Als Sie nach Nigeria reisten, kehrten Sie auf den Kontinent Ihrer Vorfahren zurück, was viele nicht konnten. Welchen Einfluss hat diese Rückkehr auf Ihr Leben und Ihre Arbeit gehabt? Sind Versöhnung oder ein Dialog zwischen Vergangenheit und Gegenwart möglich?

Ich glaube, es ist die Rückkehr einer Person, die nie gegangen ist, von den Ihren aber nicht mehr erkannt wird, weil sie zu lange fort war. Diese Zwickmühle durchdringt die gesamte Arbeit, dieser Zwischenort der Nichtzugehörigkeit. Es ist sicher keine Versöhnung. Aber eine Vergangenheit durch eine Rückkehr zu vergegenwärtigen, kann erklären, dass wir hier sind, dass wir widerstehen und einander nie vergessen.
Foto (Detail): „(Outros) Fundamentos“. Regie: Aline Motta. Berlinale Forum Expanded Foto (Detail): „(Outros) Fundamentos“. Regie: Aline Motta.
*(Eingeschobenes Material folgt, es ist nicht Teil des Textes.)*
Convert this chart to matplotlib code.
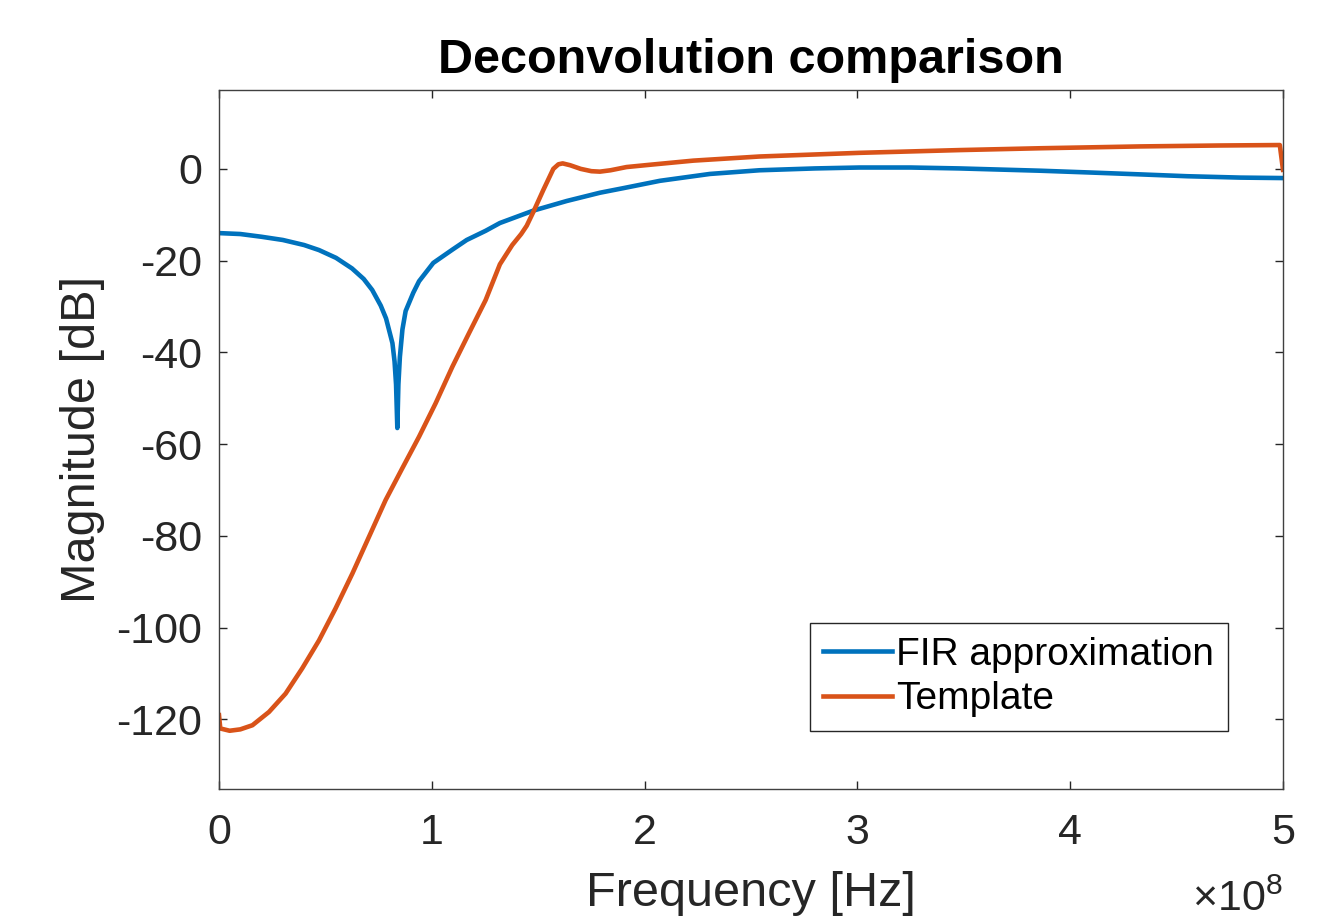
import matplotlib
matplotlib.use("Agg")
import matplotlib.pyplot as plt
from matplotlib.ticker import FuncFormatter

plt.rcParams["font.family"] = ["Liberation Sans", "DejaVu Sans"]
plt.rcParams["mathtext.fontset"] = "custom"
plt.rcParams["mathtext.rm"] = "Liberation Sans"
plt.rcParams["axes.unicode_minus"] = False

# FIR approximation magnitude response (frequency in units of 1e8 Hz, dB)
fir_freq = [0.0, 0.1, 0.2, 0.3, 0.4, 0.47, 0.55, 0.625, 0.68, 0.72, 0.76, 0.785,
            0.815, 0.825, 0.832, 0.838, 0.843, 0.85, 0.862, 0.877, 0.913, 0.94,
            1.007, 1.097, 1.164, 1.253, 1.32, 1.477, 1.634, 1.79, 1.9, 2.072,
            2.307, 2.54, 2.8, 3.01, 3.25, 3.48, 3.86, 4.1, 4.33, 4.55, 4.8, 5.0]
fir_db = [-14.0, -14.2, -14.8, -15.5, -16.6, -17.7, -19.4, -21.7, -24.0, -26.4,
          -29.8, -32.6, -38.0, -42.0, -47.0, -56.5, -47.0, -41.0, -35.0, -31.0,
          -27.0, -24.5, -20.5, -17.6, -15.5, -13.5, -11.8, -9.1, -7.0, -5.2,
          -4.2, -2.6, -1.1, -0.3, 0.1, 0.3, 0.3, 0.1, -0.4, -0.8, -1.2, -1.6,
          -1.9, -2.0]

# Template magnitude response
tmpl_freq = [0.0, 0.006, 0.05, 0.1, 0.157, 0.235, 0.313, 0.391, 0.47, 0.548,
             0.627, 0.705, 0.783, 0.861, 0.94, 1.018, 1.097, 1.175, 1.253, 1.32,
             1.378, 1.42, 1.446, 1.477, 1.524, 1.571, 1.595, 1.615, 1.65, 1.70,
             1.75, 1.79, 1.84, 1.915, 2.025, 2.229, 2.54, 3.01, 3.48, 3.86, 4.33,
             4.7, 4.985, 5.0]
tmpl_db = [-119.1, -122.0, -122.5, -122.2, -121.3, -118.4, -114.4, -108.9,
           -102.8, -95.8, -88.2, -80.2, -72.2, -65.3, -58.4, -51.1, -43.1, -35.8,
           -28.6, -20.8, -16.6, -14.2, -12.4, -9.4, -4.6, 0.0, 1.0, 1.2, 0.8, 0.0,
           -0.5, -0.6, -0.3, 0.4, 0.9, 1.8, 2.7, 3.5, 4.1, 4.5, 4.9, 5.1, 5.2, -0.2]

fir_hz = [f * 1e8 for f in fir_freq]
tmpl_hz = [f * 1e8 for f in tmpl_freq]

fig = plt.figure(figsize=(13.24, 9.19), dpi=100)
ax = fig.add_axes([219 / 1324, 1 - 789 / 919, 1064 / 1324, 699 / 919])

ax.plot(fir_hz, fir_db, color="#0072BD", lw=3.3, solid_joinstyle="round",
        label="FIR approximation")
ax.plot(tmpl_hz, tmpl_db, color="#D95319", lw=3.3, solid_joinstyle="round",
        label="Template")

ax.set_xlim(0, 5e8)
ax.set_ylim(-135.2, 17.2)
ax.set_yticks(range(-120, 1, 20))
ax.set_xticks([0, 1e8, 2e8, 3e8, 4e8, 5e8])
ax.xaxis.set_major_formatter(FuncFormatter(lambda v, p: f"{v / 1e8:g}"))

edge = "#262626"
for s in ax.spines.values():
    s.set_color("#404040")
    s.set_linewidth(1.0)
ax.tick_params(direction="in", length=6, width=1.0, colors=edge,
               labelsize=31, top=True, right=True)
ax.tick_params(axis="x", pad=17)
ax.tick_params(axis="y", pad=12)

ax.set_xlabel("Frequency [Hz]", fontsize=35, color=edge, labelpad=13)
ax.set_ylabel("Magnitude [dB]", fontsize=35, color=edge, labelpad=8)
ax.set_title("Deconvolution comparison", fontsize=35, fontweight="bold", pad=12)

# exponent label, MATLAB style
ax.text(1.0, (789 - 911) / 699, r"$\times$10$^{8}$", transform=ax.transAxes,
        ha="right", va="baseline", fontsize=31, color=edge)

leg = ax.legend(loc="lower right", bbox_to_anchor=(0.948, 0.083), borderaxespad=0,
                fontsize=28, fancybox=False, framealpha=1, edgecolor=edge,
                handlelength=1.75, handletextpad=0.12, borderpad=0.35,
                labelspacing=0.22)
leg.get_frame().set_linewidth(1.0)

fig.savefig("out.png", dpi=100)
Berlinale Forum Expanded | ©: Aline Motta Die Suche nach Ihren Wurzeln zeigt uns eine offene Wunde Brasiliens, die Sklaverei, und verweist auf den in der Gesellschaft noch immer stark präsenten Rassismus. Die Aussage „weiß werden, um nicht zu verschwinden“ erscheint in „(Outros) Fundamentos“ als eine essenzielle Überlebensstrategie derjenigen, die versklavt wurden und der auf sie folgenden Generationen. Halten Sie es noch für möglich, dass diese Wunde vernarbt? Welche Rolle kann Kunst in diesem Prozess spielen?

Der Ausspruch „weiß werden oder verschwinden?“ nimmt direkt Bezug auf das Buch Schwarze Haut, weiße Masken von Frantz Fanon. Im Fall von Brasilien hat diese Provokation eine finstere Dimension, wenn man bedenkt, dass dieses „weiß werden“ der brasilianischen Bevölkerung in der Zeit nach der Abschaffung der Sklaverei Ende des 19., Anfang des 20. Jahrhunderts mit Anreizen der Regierung für die Einwanderung aus Europa offizielle Politik war. Ein „Vernarben“ ist nicht möglich ohne eine Politik der Entschädigung, die in Brasilien noch nie in größerem Maßstab betrieben wurde. Die wenigen existierenden Ansätze werden zudem hart bekämpft. Das zeugt von einem tief sitzenden Rassismus, inklusive der unabänderlichen Fortführung weißer Privilegien sowie einer absichtlichen Unkenntnis oder Auslöschung von historischen Vorgängen.

Kunst ruft möglicherweise bei einem bestimmten Publikum einige tieferliegende Verbindungen wach, was zu einem gewissen Verständnis persönlicher, familiärer und kollektiver Traumata führen kann. Aber vor allem in Brasilien sind die visuellen Künste noch ein sehr eingeschränktes, elitäres Terrain. Ich habe also meine Zweifel, was die Reichweite einer Arbeit wie meiner angeht. Zunehmend versuche ich, das Werk wirklich disziplinübergreifend zu gestalten, so dass es unterschiedliche künstlerische Verfahren und Kenntnisse zusammenbringt. Auf diese Weise kann es auch außerhalb der institutionellen Räume wirksam sein und zum Beispiel als didaktisches Material für Lehrende unterschiedlicher Fächer Verwendung finden.